Korolenko set about reconstructing the songs in a way that would blend their meanings with the musical tastes of a contemporary audience. He said he was essentially conjuring imaginary relatives who lived during that era to get a sense of their musical tastes.

“My task was to rethink or imagine what melodies my [imaginary] Uncle Mischa would use to sing this song that was written in the 1940s,” he told NJJN at his home in Morristown. 

His partner in the project was Anna Shternshis. Like Korolenko, she was born in Moscow. After earning her Ph.D. in modern languages and literatures from Oxford University in 2001, Shternsis became a scholar of Soviet-Jewish culture. While conducting research in Ukraine, in the Cabinet of Jewish Culture, she came upon an obscure collection of Yiddish songs gathered during World War II. 

“Some of the texts were extremely violent. Some were laments. Some were satirical,” she told NJJN from her home in Toronto. The discovery opened a specialized field of study for Shternsis. “I decided I wanted to take these materials out of purely academic circles and present them as actual music.” 

So she consulted Korolenko, an old friend who said he knew that Shternsis “cherished Soviet heritage and Yiddishkeit and anti-xenophobia and anti-imperialism.” 

Shternsis also turned to Korolenko, he said, because “she knew I already sang Soviet war songs with a group of klezmer and pop and classical musicians.” 

They teamed up for the first time in 2015, with Shternsis lecturing and Korolenko giving musical context to her words. She calls their work “musical archaeology.” 

Korolenko had changed his first and last names from Pavel Lion to honor Vladimir Korolenko, a Russian journalist and short story writer who was a champion of social justice in czarist Russia and wrote a great deal about Jews in particular.

“Knowledge of these places, the knowledge of what happened during the war, is still not where it should be,” said Shternsis. When she and Korolenko chose the songs that appear on “Yiddish Glory,” she said, “the important thing was to give voices to people we rarely hear.”

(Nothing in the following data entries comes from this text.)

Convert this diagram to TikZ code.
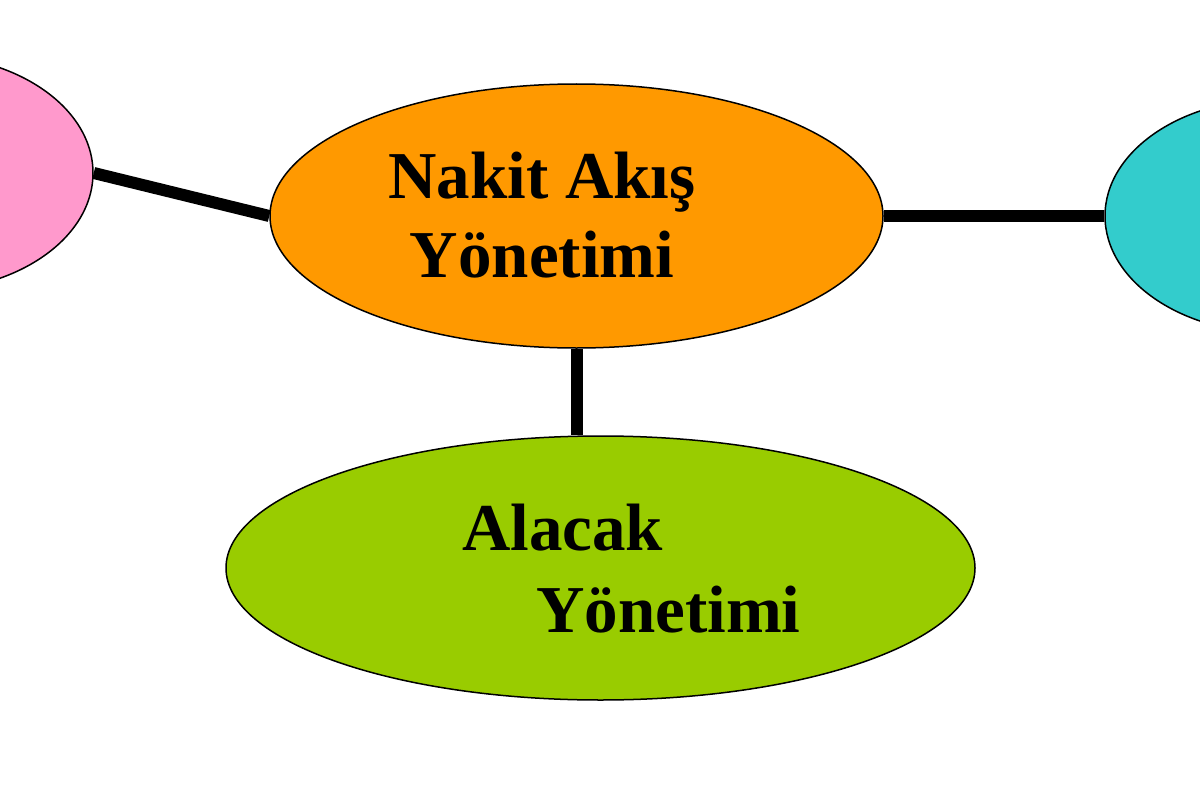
\documentclass[tikz,border=0pt]{standalone}
\usepackage{fontspec}
\setmainfont{Liberation Serif}
\usepackage{xcolor}
\usepackage{tikz}
\usetikzlibrary{shapes.geometric, calc}
\definecolor{pembe}{HTML}{FF99CC}
\definecolor{turuncu}{HTML}{FF9900}
\definecolor{turkuaz}{HTML}{33CCCC}
\definecolor{yesil}{HTML}{99CC00}

\begin{document}
\begin{tikzpicture}[x=1pt, y=-1pt,
    oval/.style={ellipse, draw, line width=1.5pt, inner sep=0pt},
    bag/.style={line width=12pt},
    yazi/.style={font=\fontsize{67}{80}\selectfont\bfseries, inner sep=0pt}]
      \useasboundingbox (0,0) rectangle (1200,800);
      \node[oval, fill=pembe, minimum width=340pt, minimum height=236pt] (pink) at (-77,173) {};
      \node[oval, fill=turkuaz, minimum width=340pt, minimum height=234pt] (cyan) at (1275,216) {};
      \node[oval, fill=turuncu, minimum width=613pt, minimum height=264pt] (orange) at (576.5,216) {};
      \node[oval, fill=yesil, minimum width=749pt, minimum height=264pt] (green) at (600.5,568) {};
      \node[yazi, align=center, anchor=base] (nakit) at (542,277) {Nakit Akış\\[-1pt]Yönetimi};
      \node[yazi, align=left, anchor=base west] (alacak) at (462,632) {Alacak\\[2pt]\hspace*{74pt}Yönetimi};
      \draw[bag] (pink.east) -- (orange.west);
      \draw[bag] (orange.east) -- (cyan.west);
      \draw[bag] (orange.south) -- (orange.south |- green.north);
    \end{tikzpicture}
\end{document}
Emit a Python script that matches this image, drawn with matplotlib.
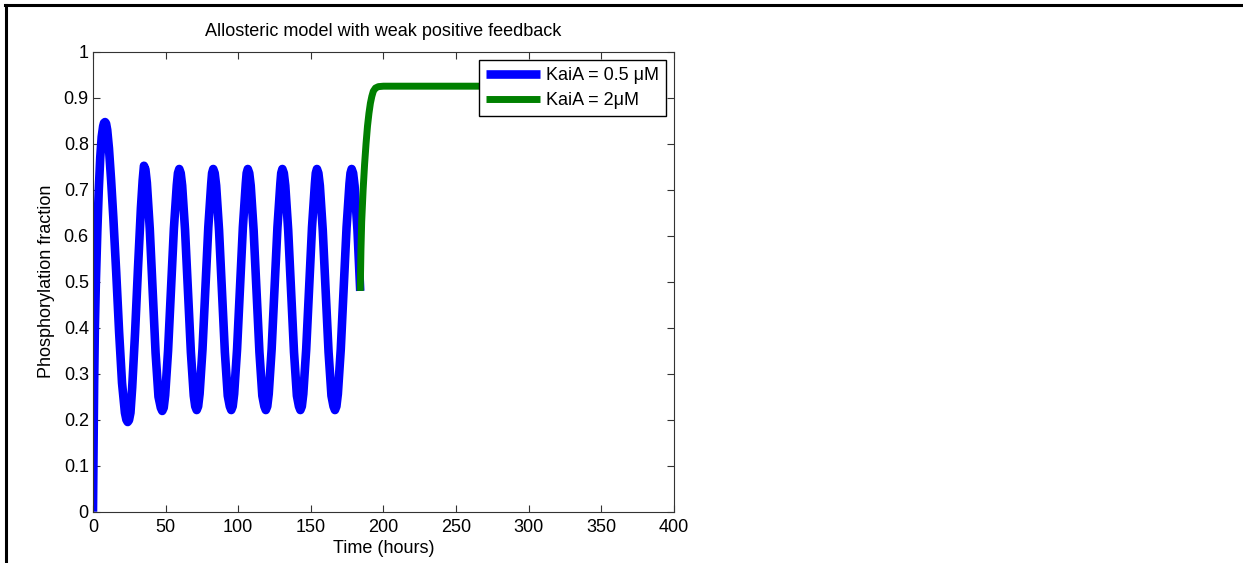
import matplotlib
matplotlib.use('Agg')
import matplotlib.pyplot as plt
from matplotlib.lines import Line2D

plt.rcParams['font.family'] = ['Liberation Sans', 'DejaVu Sans']

# KaiA = 0.5 uM run (hours, phosphorylation fraction)
t_low = [0, 0.4, 0.8, 1.3, 2, 3, 4, 5, 6, 7, 7.6, 8.3, 9.0, 9.8, 11, 12.5, 14, 16, 18, 20, 22, 23.0, 23.9, 24.8,
         25.8, 27, 29, 31, 33, 34.2, 35.1,
         36.1, 37.1, 39.1, 41.1, 43.1, 45.1, 46.7, 47.7, 48.7, 49.7, 51.7, 53.7, 55.7, 57.7, 58.5, 59.4,
         60.4, 61.4, 63.4, 65.4, 67.4, 69.4, 70.4, 71.4, 72.4, 73.4, 75.4, 77.4, 79.4, 81.4, 82.0, 82.8,
         83.8, 84.8, 86.8, 88.8, 90.8, 92.8, 94.2, 95.2, 96.2, 97.2, 99.2, 101.2, 103.2, 105.2, 105.8, 106.6,
         107.6, 108.6, 110.6, 112.6, 114.6, 116.6, 118.0, 119.0, 120.0, 121.0, 123.0, 125.0, 127.0, 129.0, 129.6, 130.4,
         131.4, 132.4, 134.4, 136.4, 138.4, 140.4, 141.8, 142.8, 143.8, 144.8, 146.8, 148.8, 150.8, 152.8, 153.4, 154.2,
         155.2, 156.2, 158.2, 160.2, 162.2, 164.2, 165.6, 166.6, 167.6, 168.6, 170.6, 172.6, 174.6, 176.6, 177.3, 178.1,
         179.1, 180.1, 182.1, 184.0]
v_low = [0.0, 0.15, 0.28, 0.40, 0.50, 0.61, 0.70, 0.77, 0.815, 0.838, 0.845, 0.847, 0.844, 0.83, 0.79, 0.72, 0.64, 0.52, 0.39, 0.28, 0.215, 0.2, 0.195, 0.199,
         0.215, 0.27, 0.39, 0.53, 0.66, 0.72, 0.752,
         0.744, 0.715, 0.615, 0.48, 0.345, 0.25, 0.226, 0.219, 0.226, 0.253, 0.35, 0.483, 0.615, 0.71, 0.736, 0.745,
         0.736, 0.709, 0.612, 0.479, 0.347, 0.252, 0.229, 0.221, 0.229, 0.256, 0.353, 0.486, 0.618, 0.713, 0.736, 0.745,
         0.736, 0.709, 0.612, 0.479, 0.347, 0.252, 0.229, 0.221, 0.229, 0.256, 0.353, 0.486, 0.618, 0.713, 0.736, 0.745,
         0.736, 0.709, 0.612, 0.479, 0.347, 0.252, 0.229, 0.221, 0.229, 0.256, 0.353, 0.486, 0.618, 0.713, 0.736, 0.745,
         0.736, 0.709, 0.612, 0.479, 0.347, 0.252, 0.229, 0.221, 0.229, 0.256, 0.353, 0.486, 0.618, 0.713, 0.736, 0.745,
         0.736, 0.709, 0.612, 0.479, 0.347, 0.252, 0.229, 0.221, 0.229, 0.256, 0.353, 0.486, 0.618, 0.713, 0.736, 0.745,
         0.736, 0.709, 0.612, 0.48]

# KaiA = 2 uM run, switched on at ~184 h
t_high = [184.0, 184.5, 185, 186, 187, 188, 189, 190, 191, 192, 193, 194.5, 196.5, 200, 300]
v_high = [0.48, 0.57, 0.63, 0.70, 0.755, 0.80, 0.838, 0.866, 0.888, 0.903, 0.914, 0.921, 0.924, 0.925, 0.925]

x_ticks = [0, 50, 100, 150, 200, 250, 300, 350, 400]
y_ticks = [0, 0.1, 0.2, 0.3, 0.4, 0.5, 0.6, 0.7, 0.8, 0.9, 1]

fig = plt.figure(figsize=(12.43, 5.63), dpi=100)
ax = fig.add_axes([0.0748, 0.0911, 0.4674, 0.8171])

ax.plot(t_low, v_low, color='#0000ff', lw=6.2, solid_capstyle='butt',
        solid_joinstyle='round', label='KaiA = 0.5 \u03bcM')
ax.plot(t_high, v_high, color='#008000', lw=5.0, solid_capstyle='butt',
        solid_joinstyle='round', label='KaiA = 2\u03bcM')

ax.set_xlim(0, 400)
ax.set_ylim(0, 1)
ax.set_xticks(x_ticks)
ax.set_yticks(y_ticks)
ax.set_xticklabels([str(x) for x in x_ticks])
ax.set_yticklabels(['0', '0.1', '0.2', '0.3', '0.4', '0.5', '0.6', '0.7', '0.8', '0.9', '1'])
ax.tick_params(direction='in', top=True, right=True, length=5, width=0.8,
               labelsize=13, color='#333333', pad=3)
ax.tick_params(axis='x', pad=5)
for s in ax.spines.values():
    s.set_color('#333333')
    s.set_linewidth(0.8)

ax.set_title('Allosteric model with weak positive feedback', fontsize=13, pad=11)
ax.set_xlabel('Time (hours)', fontsize=13, labelpad=3)
ax.set_ylabel('Phosphorylation fraction', fontsize=13, labelpad=6)

leg = ax.legend(loc='upper right', fontsize=13, fancybox=False, framealpha=1,
                edgecolor='black', borderaxespad=0.45, handlelength=3.0,
                handletextpad=0.3, borderpad=0.4, labelspacing=0.45)
leg.get_frame().set_linewidth(1.0)

# page frame around the figure
fig.add_artist(Line2D([5 / 1243, 1], [1 - 5 / 563, 1 - 5 / 563], color='black', lw=2.2))
fig.add_artist(Line2D([6 / 1243, 6 / 1243], [0, 1 - 5 / 563], color='black', lw=2.2))

fig.savefig('out.png', dpi=100)
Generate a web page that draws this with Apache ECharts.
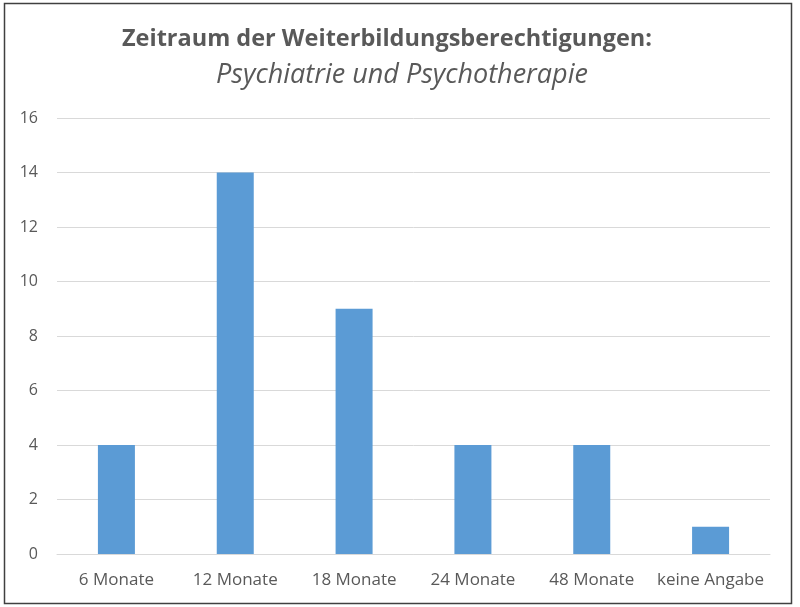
<!DOCTYPE html>
<html><head><meta charset="utf-8">
<script src="https://cdn.jsdelivr.net/npm/echarts@6/dist/echarts.min.js"></script>
<style>html,body{margin:0;padding:0;background:#fff}#c{width:800px;height:607px}</style>
</head><body><div id="c"></div>
<script>
const categories = ['6 Monate','12 Monate','18 Monate','24 Monate','48 Monate','keine Angabe'];
const values = [4, 14, 9, 4, 4, 1];
const titleText = 'Zeitraum der Weiterbildungsberechtigungen:';
const subtitleText = 'Psychiatrie und Psychotherapie';

const chart = echarts.init(document.getElementById('c'), null, {renderer:'canvas'});
chart.setOption({
  animation:false,
  backgroundColor:'#fff',
  title:[
    {text:titleText, left:382, top:22, textAlign:'center',
     textStyle:{fontFamily:'Open Sans', fontWeight:'bold', fontSize:23.5, color:'#595959'}},
    {text:subtitleText, left:397, top:57, textAlign:'center',
     textStyle:{fontFamily:'Open Sans', fontStyle:'italic', fontWeight:'normal', fontSize:27, color:'#595959'}}
  ],
  graphic:[{type:'rect', shape:{x:4.5,y:3.5,width:787,height:600},
    style:{fill:'none', stroke:'#404040', lineWidth:1.5}, silent:true}],
  grid:{left:57, right:30, top:118, bottom:53, containLabel:false},
  xAxis:{type:'category', data:categories,
    axisLine:{lineStyle:{color:'#d9d9d9', width:1}},
    axisTick:{show:false},
    axisLabel:{interval:0, fontFamily:'Open Sans', fontSize:17, color:'#595959', margin:18}},
  yAxis:{type:'value', min:0, max:16, interval:2,
    axisLine:{show:false}, axisTick:{show:false},
    splitLine:{lineStyle:{color:'#d9d9d9', width:1}},
    axisLabel:{fontFamily:'Open Sans', fontSize:16, color:'#595959', margin:19}},
  series:[{type:'bar', data:values, barWidth:37, itemStyle:{color:'#5b9bd5'}}]
});
</script></body></html>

Translated lyrics provided in the CD’s liner notes show several pronounced themes, some a combination of love and violence:

“I will attack Hitler until he’s wiped out, and then I will return home to you,” reads a line from “A Walk in the Forest,” written in 1944 by a 25-year-old tailor from the city of Odessa in Ukraine.

The composer of “Taybl’s Letter to her Husband at the Front,” written that same year, includes: “I’m sewing Hitler a burial shroud, singing a little song and darning. My Misha, dearest, you will arrive in Berlin and split open all of their heads.”

“Yoshke from Odessa,” written by a Red Army member in 1943, has no such romance in its tone: “Oh, you Germans, you fancy yourselves as such impressive butchers! We’ll slice strips from you, as we would from a non-kosher animal!”

“My Mother’s Grave” was written in 1945 by a grieving 10-year-old boy in Ukraine: “I never saw my mother again. They drove her to her death, to the other side. But the bitter suffering will soon come to an end. The enemy will be snatched and defeated.”

The infamous Babi Yar ravine near Kiev — where 33,771 Jews were killed by German forces and Ukrainian collaborators on Sept. 29-30, 1941 — was memorialized in a song written in 1947 by a 73-year-old woman who was likely a witness to the atrocity: “By night and by day the gunshots shattered. The people saw their own deaths approaching. Oh, blood gushed out from all sides. The earth was stained red from all the blood.”

There was a far different tone in “Happy New Year 1944!” by an unknown writer in Kazakhstan on the eve of the Allied victory over the Nazis:

“Some peace and joy around the world. Just to spite those silly little Germans. Hitler will be thrown around in fiery and icy hells. And he can kiss our asses.” 

Shternsis said the tracks on “Yiddish Voices” are giving voice to hundreds if not thousands of those who were silenced. 

“There are people today who witnessed horrible injustice and violence, but their experiences are never talked about in their direct voice,” she said. “They rely on journalists and archivists and historians to tell their stories. 

“But in our project, we give voice to those who never got to tell their stories. They were silenced by Hitler or by Stalin. I think nobody deserves to have their voice never heard.” 

She, Korolenko, and sometimes the entire “Yiddish Glory” ensemble often perform at university conferences in the United States and Canada, principally before Jewish audiences. But they have also traveled to Germany, “where most of the audience is not Jewish, and the Germans actually understand the lyrics,” Shternsis said.

In an April 9 concert at the YIVO Institute for Jewish Research in Manhattan, Shternsis and Korolenko presented an hour’s worth of such songs, with translated lyrics projected on a screen, along with cartoons of the era caricaturing the Nazis, Hitler, and Haman, the villainous persecutor of the Purim story.

Although she has extensive collections of Yiddish war songs written in Ukraine and Central Asia, Shternsis remains in search of “hundreds if not thousands more of them” in the archives, in particular songs that came out of the Minsk ghetto in Belarus. 

“Today it is so much easier to write your experiences on blogs and social media,” she said. “But in that society people did not know how to express what they had seen. So, they relied on songs they knew, and used them to express what they were witnessing, and most important, what they were feeling.”

Said Korolenko, “What is important for me is that this project brings together what is amateur and what is professional, what is historical and what is contemporary, and what belongs to a particular culture, such as Jewish, and what is more universal, such as Soviet or European or even human.”